### Short problem
The data below should be printed in full, exactly, and without any of its images.

### Recorded information
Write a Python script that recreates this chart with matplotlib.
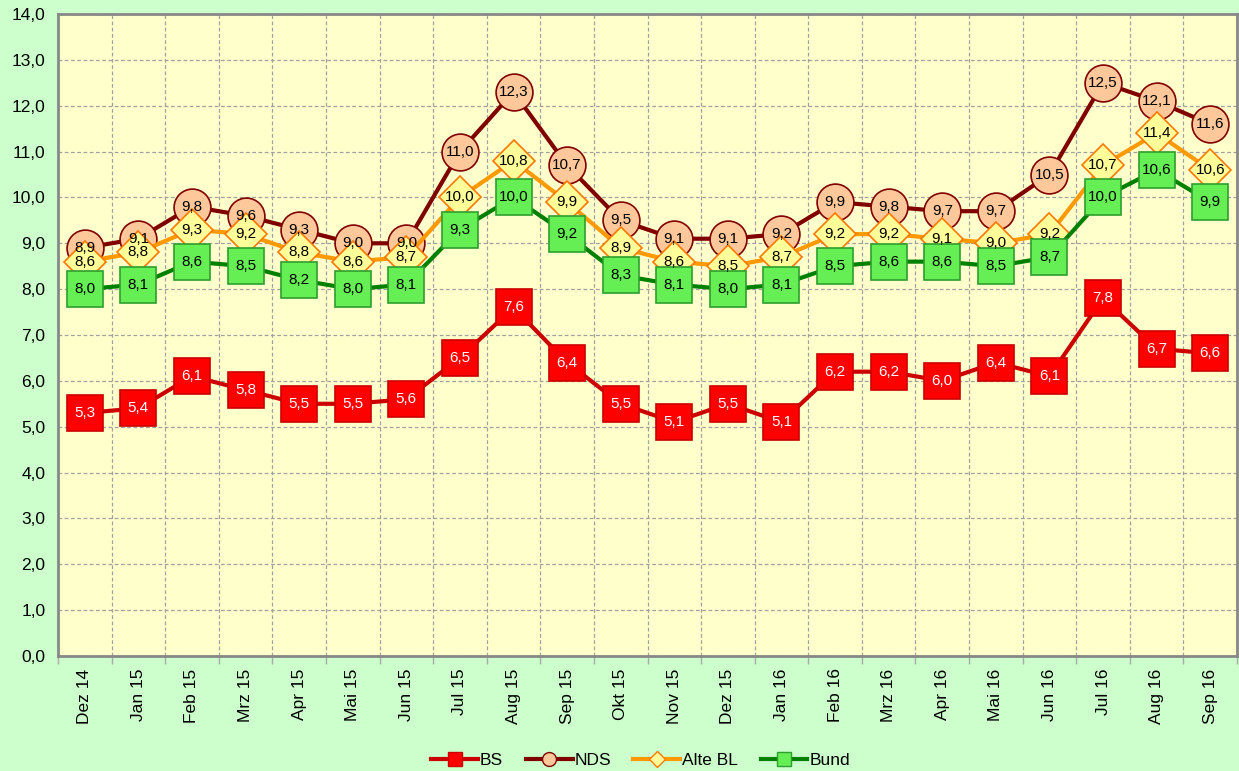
import matplotlib
matplotlib.use("Agg")
import matplotlib.pyplot as plt
from matplotlib.ticker import FixedLocator, FuncFormatter
import numpy as np

plt.rcParams['font.family'] = ['Liberation Sans', 'DejaVu Sans']

months = ["Dez 14", "Jan 15", "Feb 15", "Mrz 15", "Apr 15", "Mai 15", "Jun 15", "Jul 15",
          "Aug 15", "Sep 15", "Okt 15", "Nov 15", "Dez 15", "Jan 16", "Feb 16", "Mrz 16",
          "Apr 16", "Mai 16", "Jun 16", "Jul 16", "Aug 16", "Sep 16"]
bs = [5.3, 5.4, 6.1, 5.8, 5.5, 5.5, 5.6, 6.5, 7.6, 6.4, 5.5, 5.1, 5.5, 5.1, 6.2, 6.2, 6.0, 6.4, 6.1, 7.8, 6.7, 6.6]
nds = [8.9, 9.1, 9.8, 9.6, 9.3, 9.0, 9.0, 11.0, 12.3, 10.7, 9.5, 9.1, 9.1, 9.2, 9.9, 9.8, 9.7, 9.7, 10.5, 12.5, 12.1, 11.6]
alte_bl = [8.6, 8.8, 9.3, 9.2, 8.8, 8.6, 8.7, 10.0, 10.8, 9.9, 8.9, 8.6, 8.5, 8.7, 9.2, 9.2, 9.1, 9.0, 9.2, 10.7, 11.4, 10.6]
bund = [8.0, 8.1, 8.6, 8.5, 8.2, 8.0, 8.1, 9.3, 10.0, 9.2, 8.3, 8.1, 8.0, 8.1, 8.5, 8.6, 8.6, 8.5, 8.7, 10.0, 10.6, 9.9]
y_ticks = list(range(0, 15))

fig = plt.figure(figsize=(12.39, 7.71), dpi=100, facecolor='#CCFFCC')
ax = fig.add_axes([0.0468, 0.1492, 0.9516, 0.8326])
ax.set_facecolor('#FFFFCC')

x = np.arange(len(months))

series = [
    ("BS", bs, '#CC0000', 's', '#FF0000', '#CC0000', 26, 'white'),
    ("NDS", nds, '#800000', 'o', '#FFC89A', '#800000', 26.5, 'black'),
    ("Alte BL", alte_bl, '#FF9900', 'D', '#FFFF99', '#FF7700', 21.5, 'black'),
    ("Bund", bund, '#008000', 's', '#66EE55', '#2E9E2E', 26, 'black'),
]

handles = []
for i, (name, vals, lc, mk, mfc, mec, ms, tc) in enumerate(series):
    ax.plot(x, vals, color=lc, lw=3, zorder=3 + i, marker=mk, markersize=ms,
            markerfacecolor=mfc, markeredgecolor=mec, markeredgewidth=1.2,
            clip_on=False)
    h, = ax.plot([], [], color=lc, lw=3, marker=mk, markersize=10 if mk != 'D' else 8,
                 markerfacecolor=mfc, markeredgecolor=mec, markeredgewidth=1)
    handles.append((h, name))
    for xi, v in zip(x, vals):
        ax.text(xi, v, f"{v:.1f}".replace('.', ','), ha='center', va='center',
                fontsize=11, color=tc, zorder=20)

ax.set_xlim(-0.5, len(months) - 0.5)
ax.set_ylim(0, 14)
ax.yaxis.set_major_locator(FixedLocator(y_ticks))
ax.yaxis.set_major_formatter(FuncFormatter(lambda v, p: f"{v:.1f}".replace('.', ',')))
ax.set_xticks(x)
ax.set_xticklabels(months, rotation=90, fontsize=12.5)
ax.set_xticks(np.arange(-0.5, len(months), 1), minor=True)
ax.tick_params(axis='x', which='major', length=0, pad=9)
ax.tick_params(axis='x', which='minor', length=6, color='#AAAAAA', width=1)
ax.tick_params(axis='y', which='major', length=0, labelsize=12.5, pad=9)

ax.grid(True, which='minor', axis='x', color='#A0A0A0', ls=(0, (3, 2)), lw=0.9)
ax.grid(True, which='major', axis='y', color='#A0A0A0', ls=(0, (3, 2)), lw=0.9)
ax.set_axisbelow(True)
for s in ax.spines.values():
    s.set_color('#888888')
    s.set_linewidth(2)

leg = fig.legend([h for h, _ in handles], [n for _, n in handles], loc='lower center',
                 bbox_to_anchor=(0.517, -0.017), ncol=4, frameon=False, fontsize=12.5,
                 handlelength=2.7, handletextpad=0.1, columnspacing=1.3)

fig.savefig("out.png", dpi=100, facecolor=fig.get_facecolor())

### Exercise answer
Write a Python script that recreates this chart with matplotlib.
import matplotlib
matplotlib.use("Agg")
import matplotlib.pyplot as plt
from matplotlib.ticker import FixedLocator, FuncFormatter
import numpy as np

plt.rcParams['font.family'] = ['Liberation Sans', 'DejaVu Sans']

months = ["Dez 14", "Jan 15", "Feb 15", "Mrz 15", "Apr 15", "Mai 15", "Jun 15", "Jul 15",
          "Aug 15", "Sep 15", "Okt 15", "Nov 15", "Dez 15", "Jan 16", "Feb 16", "Mrz 16",
          "Apr 16", "Mai 16", "Jun 16", "Jul 16", "Aug 16", "Sep 16"]
bs = [5.3, 5.4, 6.1, 5.8, 5.5, 5.5, 5.6, 6.5, 7.6, 6.4, 5.5, 5.1, 5.5, 5.1, 6.2, 6.2, 6.0, 6.4, 6.1, 7.8, 6.7, 6.6]
nds = [8.9, 9.1, 9.8, 9.6, 9.3, 9.0, 9.0, 11.0, 12.3, 10.7, 9.5, 9.1, 9.1, 9.2, 9.9, 9.8, 9.7, 9.7, 10.5, 12.5, 12.1, 11.6]
alte_bl = [8.6, 8.8, 9.3, 9.2, 8.8, 8.6, 8.7, 10.0, 10.8, 9.9, 8.9, 8.6, 8.5, 8.7, 9.2, 9.2, 9.1, 9.0, 9.2, 10.7, 11.4, 10.6]
bund = [8.0, 8.1, 8.6, 8.5, 8.2, 8.0, 8.1, 9.3, 10.0, 9.2, 8.3, 8.1, 8.0, 8.1, 8.5, 8.6, 8.6, 8.5, 8.7, 10.0, 10.6, 9.9]
y_ticks = list(range(0, 15))

fig = plt.figure(figsize=(12.39, 7.71), dpi=100, facecolor='#CCFFCC')
ax = fig.add_axes([0.0468, 0.1492, 0.9516, 0.8326])
ax.set_facecolor('#FFFFCC')

x = np.arange(len(months))

series = [
    ("BS", bs, '#CC0000', 's', '#FF0000', '#CC0000', 26, 'white'),
    ("NDS", nds, '#800000', 'o', '#FFC89A', '#800000', 26.5, 'black'),
    ("Alte BL", alte_bl, '#FF9900', 'D', '#FFFF99', '#FF7700', 21.5, 'black'),
    ("Bund", bund, '#008000', 's', '#66EE55', '#2E9E2E', 26, 'black'),
]

handles = []
for i, (name, vals, lc, mk, mfc, mec, ms, tc) in enumerate(series):
    ax.plot(x, vals, color=lc, lw=3, zorder=3 + i, marker=mk, markersize=ms,
            markerfacecolor=mfc, markeredgecolor=mec, markeredgewidth=1.2,
            clip_on=False)
    h, = ax.plot([], [], color=lc, lw=3, marker=mk, markersize=10 if mk != 'D' else 8,
                 markerfacecolor=mfc, markeredgecolor=mec, markeredgewidth=1)
    handles.append((h, name))
    for xi, v in zip(x, vals):
        ax.text(xi, v, f"{v:.1f}".replace('.', ','), ha='center', va='center',
                fontsize=11, color=tc, zorder=20)

ax.set_xlim(-0.5, len(months) - 0.5)
ax.set_ylim(0, 14)
ax.yaxis.set_major_locator(FixedLocator(y_ticks))
ax.yaxis.set_major_formatter(FuncFormatter(lambda v, p: f"{v:.1f}".replace('.', ',')))
ax.set_xticks(x)
ax.set_xticklabels(months, rotation=90, fontsize=12.5)
ax.set_xticks(np.arange(-0.5, len(months), 1), minor=True)
ax.tick_params(axis='x', which='major', length=0, pad=9)
ax.tick_params(axis='x', which='minor', length=6, color='#AAAAAA', width=1)
ax.tick_params(axis='y', which='major', length=0, labelsize=12.5, pad=9)

ax.grid(True, which='minor', axis='x', color='#A0A0A0', ls=(0, (3, 2)), lw=0.9)
ax.grid(True, which='major', axis='y', color='#A0A0A0', ls=(0, (3, 2)), lw=0.9)
ax.set_axisbelow(True)
for s in ax.spines.values():
    s.set_color('#888888')
    s.set_linewidth(2)

leg = fig.legend([h for h, _ in handles], [n for _, n in handles], loc='lower center',
                 bbox_to_anchor=(0.517, -0.017), ncol=4, frameon=False, fontsize=12.5,
                 handlelength=2.7, handletextpad=0.1, columnspacing=1.3)

fig.savefig("out.png", dpi=100, facecolor=fig.get_facecolor())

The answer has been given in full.